• _TO DO_
Transcribe the listing verbatim. Do not carry over any pictures.

• _DATA SECTION_
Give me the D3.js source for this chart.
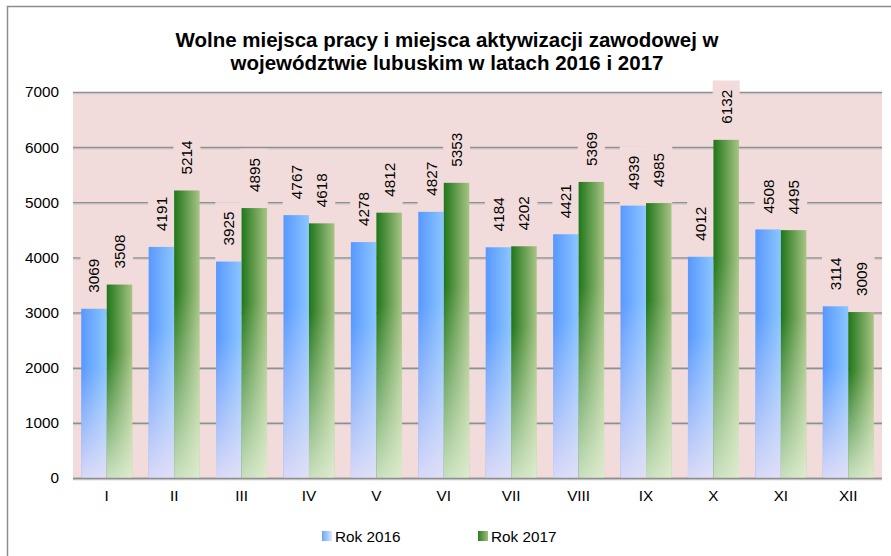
<!DOCTYPE html>
<html>
<head>
<meta charset="utf-8">
<script src="https://cdn.jsdelivr.net/npm/d3@7"></script>
<style>
  body { margin: 0; background: #fff; }
  svg { display: block; font-family: "Liberation Sans", Arial, sans-serif; }
</style>
</head>
<body>
<svg id="chart" width="891" height="556"></svg>
<script>
const months = ['I', 'II', 'III', 'IV', 'V', 'VI', 'VII', 'VIII', 'IX', 'X', 'XI', 'XII']
const rok2016 = [3069, 4191, 3925, 4767, 4278, 4827, 4184, 4421, 4939, 4012, 4508, 3114]
const rok2017 = [3508, 5214, 4895, 4618, 4812, 5353, 4202, 5369, 4985, 6132, 4495, 3009]
const yTicks = [0, 1000, 2000, 3000, 4000, 5000, 6000, 7000]
const seriesNames = ['Rok 2016', 'Rok 2017']
const titleLines = [
  'Wolne miejsca pracy i miejsca aktywizacji zawodowej w',
  'województwie lubuskim w latach 2016 i 2017',
]

const svg = d3.select('#chart')
const plot = { left: 73, right: 882, top: 92, bottom: 478 }
const plotBg = '#f2dcdb'
const font = '"Liberation Sans", Arial, sans-serif'

// outer frame
svg.append('rect')
  .attr('x', 7.5).attr('y', 6.5).attr('width', 900).attr('height', 560)
  .attr('fill', '#fff').attr('stroke', '#8c8c8c').attr('stroke-width', 1.5)

const defs = svg.append('defs')
function hGrad(id, c0, c1) {
  const g = defs.append('linearGradient').attr('id', id)
    .attr('x1', 0).attr('y1', 0).attr('x2', 1).attr('y2', 0)
  g.append('stop').attr('offset', 0).attr('stop-color', c0)
  g.append('stop').attr('offset', 1).attr('stop-color', c1)
}
function vFade(id, c) {
  const g = defs.append('linearGradient').attr('id', id)
    .attr('x1', 0).attr('y1', 0).attr('x2', 0).attr('y2', 1)
  g.append('stop').attr('offset', 0.35).attr('stop-color', c).attr('stop-opacity', 0)
  g.append('stop').attr('offset', 1).attr('stop-color', c).attr('stop-opacity', 0.85)
}
hGrad('blueH', '#5898ff', '#8cc6ff')
hGrad('greenH', '#1f7619', '#a8c486')
vFade('blueV', '#efe4f6')
vFade('greenV', '#e6f2da')
hGrad('blueL', '#6aa6ff', '#dce6f8')
hGrad('greenL', '#2f7d22', '#9cbd78')

const x = d3.scaleBand().domain(months).range([plot.left, plot.right])
  .paddingInner(0.243).paddingOuter(0.122)
const xs = d3.scaleBand().domain([0, 1]).range([0, x.bandwidth()])
const y = d3.scaleLinear().domain([0, 7000]).range([plot.bottom, plot.top])

svg.append('rect')
  .attr('x', plot.left).attr('y', plot.top)
  .attr('width', plot.right - plot.left).attr('height', plot.bottom - plot.top)
  .attr('fill', plotBg)

// gridlines
svg.append('g').selectAll('line').data(yTicks).join('line')
  .attr('x1', plot.left).attr('x2', plot.right)
  .attr('y1', (d) => y(d) + 0.5).attr('y2', (d) => y(d) + 0.5)
  .attr('stroke', '#8f8f8f').attr('stroke-width', 1.6)
svg.append('g').selectAll('line').data(yTicks).join('line')
  .attr('x1', plot.left).attr('x2', plot.right)
  .attr('y1', (d) => y(d) + 1.8).attr('y2', (d) => y(d) + 1.8)
  .attr('stroke', '#c8c8c8').attr('stroke-width', 1)

// y axis labels
const yAxis = d3.axisLeft(y).tickValues(yTicks).tickFormat(d3.format('d'))
  .tickSize(0).tickPadding(14)
svg.append('g').attr('transform', `translate(${plot.left},0)`).call(yAxis)
  .call((g) => g.select('.domain').remove())
  .selectAll('text').attr('font-size', 15.3).attr('fill', '#000')
  .attr('font-family', font)

// x axis labels
const xAxis = d3.axisBottom(x).tickSize(0).tickPadding(12)
svg.append('g').attr('transform', `translate(0,${plot.bottom})`).call(xAxis)
  .call((g) => g.select('.domain').remove())
  .selectAll('text').attr('font-size', 15.3).attr('fill', '#000')
  .attr('font-family', font)

const rows = months.map((m, i) => ({ m, vals: [rok2016[i], rok2017[i]] }))
const fills = [['blueH', 'blueV'], ['greenH', 'greenV']]

const groups = svg.append('g').selectAll('g').data(rows).join('g')
  .attr('transform', (d) => `translate(${x(d.m)},0)`)

// label boxes first, so bars sit over them
groups.each(function (d) {
  const g = d3.select(this)
  d.vals.forEach((v, k) => {
    const cx = xs(k) + xs.bandwidth() / 2
    const top = y(v)
    const textEnd = top - 16
    const w = String(v).length * 8.6
    g.append('rect')
      .attr('x', cx - 13.5).attr('y', textEnd - w - 9)
      .attr('width', 27).attr('height', top - (textEnd - w - 9))
      .attr('fill', plotBg)
    g.append('text')
      .attr('transform', `translate(${cx + 5.5},${textEnd}) rotate(-90)`)
      .attr('font-size', 15.3).attr('fill', '#000')
      .text(v)
  })
})

groups.each(function (d) {
  const g = d3.select(this)
  d.vals.forEach((v, k) => {
    const bx = xs(k), bw = xs.bandwidth()
    g.append('rect').attr('x', bx).attr('y', y(v)).attr('width', bw)
      .attr('height', y(0) - y(v)).attr('fill', `url(#${fills[k][0]})`)
    g.append('rect').attr('x', bx).attr('y', y(v)).attr('width', bw)
      .attr('height', y(0) - y(v)).attr('fill', `url(#${fills[k][1]})`)
  })
})

// baseline redrawn over bars
svg.append('line')
  .attr('x1', plot.left).attr('x2', plot.right)
  .attr('y1', y(0) + 0.5).attr('y2', y(0) + 0.5)
  .attr('stroke', '#8f8f8f').attr('stroke-width', 1.6)

// title
svg.append('g').selectAll('text').data(titleLines).join('text')
  .attr('x', 447).attr('y', (d, i) => 47 + i * 23)
  .attr('text-anchor', 'middle').attr('font-size', 20.5).attr('font-weight', 'bold')
  .attr('fill', '#000')
  .text((d) => d)

// legend
const legendX = [322, 478]
const legend = svg.append('g').selectAll('g').data(seriesNames).join('g')
  .attr('transform', (d, i) => `translate(${legendX[i]},530)`)
legend.append('rect').attr('x', 0).attr('y', 1).attr('width', 10).attr('height', 10)
  .attr('fill', (d, i) => i === 0 ? 'url(#blueL)' : 'url(#greenL)')
legend.append('text').attr('x', 13).attr('y', 11.5)
  .attr('font-size', 15.3).attr('fill', '#000')
  .text((d) => d)
</script>
</body>
</html>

• _RESULT OF THE EXERCISE_
Give me the D3.js source for this chart.
<!DOCTYPE html>
<html>
<head>
<meta charset="utf-8">
<script src="https://cdn.jsdelivr.net/npm/d3@7"></script>
<style>
  body { margin: 0; background: #fff; }
  svg { display: block; font-family: "Liberation Sans", Arial, sans-serif; }
</style>
</head>
<body>
<svg id="chart" width="891" height="556"></svg>
<script>
const months = ['I', 'II', 'III', 'IV', 'V', 'VI', 'VII', 'VIII', 'IX', 'X', 'XI', 'XII']
const rok2016 = [3069, 4191, 3925, 4767, 4278, 4827, 4184, 4421, 4939, 4012, 4508, 3114]
const rok2017 = [3508, 5214, 4895, 4618, 4812, 5353, 4202, 5369, 4985, 6132, 4495, 3009]
const yTicks = [0, 1000, 2000, 3000, 4000, 5000, 6000, 7000]
const seriesNames = ['Rok 2016', 'Rok 2017']
const titleLines = [
  'Wolne miejsca pracy i miejsca aktywizacji zawodowej w',
  'województwie lubuskim w latach 2016 i 2017',
]

const svg = d3.select('#chart')
const plot = { left: 73, right: 882, top: 92, bottom: 478 }
const plotBg = '#f2dcdb'
const font = '"Liberation Sans", Arial, sans-serif'

// outer frame
svg.append('rect')
  .attr('x', 7.5).attr('y', 6.5).attr('width', 900).attr('height', 560)
  .attr('fill', '#fff').attr('stroke', '#8c8c8c').attr('stroke-width', 1.5)

const defs = svg.append('defs')
function hGrad(id, c0, c1) {
  const g = defs.append('linearGradient').attr('id', id)
    .attr('x1', 0).attr('y1', 0).attr('x2', 1).attr('y2', 0)
  g.append('stop').attr('offset', 0).attr('stop-color', c0)
  g.append('stop').attr('offset', 1).attr('stop-color', c1)
}
function vFade(id, c) {
  const g = defs.append('linearGradient').attr('id', id)
    .attr('x1', 0).attr('y1', 0).attr('x2', 0).attr('y2', 1)
  g.append('stop').attr('offset', 0.35).attr('stop-color', c).attr('stop-opacity', 0)
  g.append('stop').attr('offset', 1).attr('stop-color', c).attr('stop-opacity', 0.85)
}
hGrad('blueH', '#5898ff', '#8cc6ff')
hGrad('greenH', '#1f7619', '#a8c486')
vFade('blueV', '#efe4f6')
vFade('greenV', '#e6f2da')
hGrad('blueL', '#6aa6ff', '#dce6f8')
hGrad('greenL', '#2f7d22', '#9cbd78')

const x = d3.scaleBand().domain(months).range([plot.left, plot.right])
  .paddingInner(0.243).paddingOuter(0.122)
const xs = d3.scaleBand().domain([0, 1]).range([0, x.bandwidth()])
const y = d3.scaleLinear().domain([0, 7000]).range([plot.bottom, plot.top])

svg.append('rect')
  .attr('x', plot.left).attr('y', plot.top)
  .attr('width', plot.right - plot.left).attr('height', plot.bottom - plot.top)
  .attr('fill', plotBg)

// gridlines
svg.append('g').selectAll('line').data(yTicks).join('line')
  .attr('x1', plot.left).attr('x2', plot.right)
  .attr('y1', (d) => y(d) + 0.5).attr('y2', (d) => y(d) + 0.5)
  .attr('stroke', '#8f8f8f').attr('stroke-width', 1.6)
svg.append('g').selectAll('line').data(yTicks).join('line')
  .attr('x1', plot.left).attr('x2', plot.right)
  .attr('y1', (d) => y(d) + 1.8).attr('y2', (d) => y(d) + 1.8)
  .attr('stroke', '#c8c8c8').attr('stroke-width', 1)

// y axis labels
const yAxis = d3.axisLeft(y).tickValues(yTicks).tickFormat(d3.format('d'))
  .tickSize(0).tickPadding(14)
svg.append('g').attr('transform', `translate(${plot.left},0)`).call(yAxis)
  .call((g) => g.select('.domain').remove())
  .selectAll('text').attr('font-size', 15.3).attr('fill', '#000')
  .attr('font-family', font)

// x axis labels
const xAxis = d3.axisBottom(x).tickSize(0).tickPadding(12)
svg.append('g').attr('transform', `translate(0,${plot.bottom})`).call(xAxis)
  .call((g) => g.select('.domain').remove())
  .selectAll('text').attr('font-size', 15.3).attr('fill', '#000')
  .attr('font-family', font)

const rows = months.map((m, i) => ({ m, vals: [rok2016[i], rok2017[i]] }))
const fills = [['blueH', 'blueV'], ['greenH', 'greenV']]

const groups = svg.append('g').selectAll('g').data(rows).join('g')
  .attr('transform', (d) => `translate(${x(d.m)},0)`)

// label boxes first, so bars sit over them
groups.each(function (d) {
  const g = d3.select(this)
  d.vals.forEach((v, k) => {
    const cx = xs(k) + xs.bandwidth() / 2
    const top = y(v)
    const textEnd = top - 16
    const w = String(v).length * 8.6
    g.append('rect')
      .attr('x', cx - 13.5).attr('y', textEnd - w - 9)
      .attr('width', 27).attr('height', top - (textEnd - w - 9))
      .attr('fill', plotBg)
    g.append('text')
      .attr('transform', `translate(${cx + 5.5},${textEnd}) rotate(-90)`)
      .attr('font-size', 15.3).attr('fill', '#000')
      .text(v)
  })
})

groups.each(function (d) {
  const g = d3.select(this)
  d.vals.forEach((v, k) => {
    const bx = xs(k), bw = xs.bandwidth()
    g.append('rect').attr('x', bx).attr('y', y(v)).attr('width', bw)
      .attr('height', y(0) - y(v)).attr('fill', `url(#${fills[k][0]})`)
    g.append('rect').attr('x', bx).attr('y', y(v)).attr('width', bw)
      .attr('height', y(0) - y(v)).attr('fill', `url(#${fills[k][1]})`)
  })
})

// baseline redrawn over bars
svg.append('line')
  .attr('x1', plot.left).attr('x2', plot.right)
  .attr('y1', y(0) + 0.5).attr('y2', y(0) + 0.5)
  .attr('stroke', '#8f8f8f').attr('stroke-width', 1.6)

// title
svg.append('g').selectAll('text').data(titleLines).join('text')
  .attr('x', 447).attr('y', (d, i) => 47 + i * 23)
  .attr('text-anchor', 'middle').attr('font-size', 20.5).attr('font-weight', 'bold')
  .attr('fill', '#000')
  .text((d) => d)

// legend
const legendX = [322, 478]
const legend = svg.append('g').selectAll('g').data(seriesNames).join('g')
  .attr('transform', (d, i) => `translate(${legendX[i]},530)`)
legend.append('rect').attr('x', 0).attr('y', 1).attr('width', 10).attr('height', 10)
  .attr('fill', (d, i) => i === 0 ? 'url(#blueL)' : 'url(#greenL)')
legend.append('text').attr('x', 13).attr('y', 11.5)
  .attr('font-size', 15.3).attr('fill', '#000')
  .text((d) => d)
</script>
</body>
</html>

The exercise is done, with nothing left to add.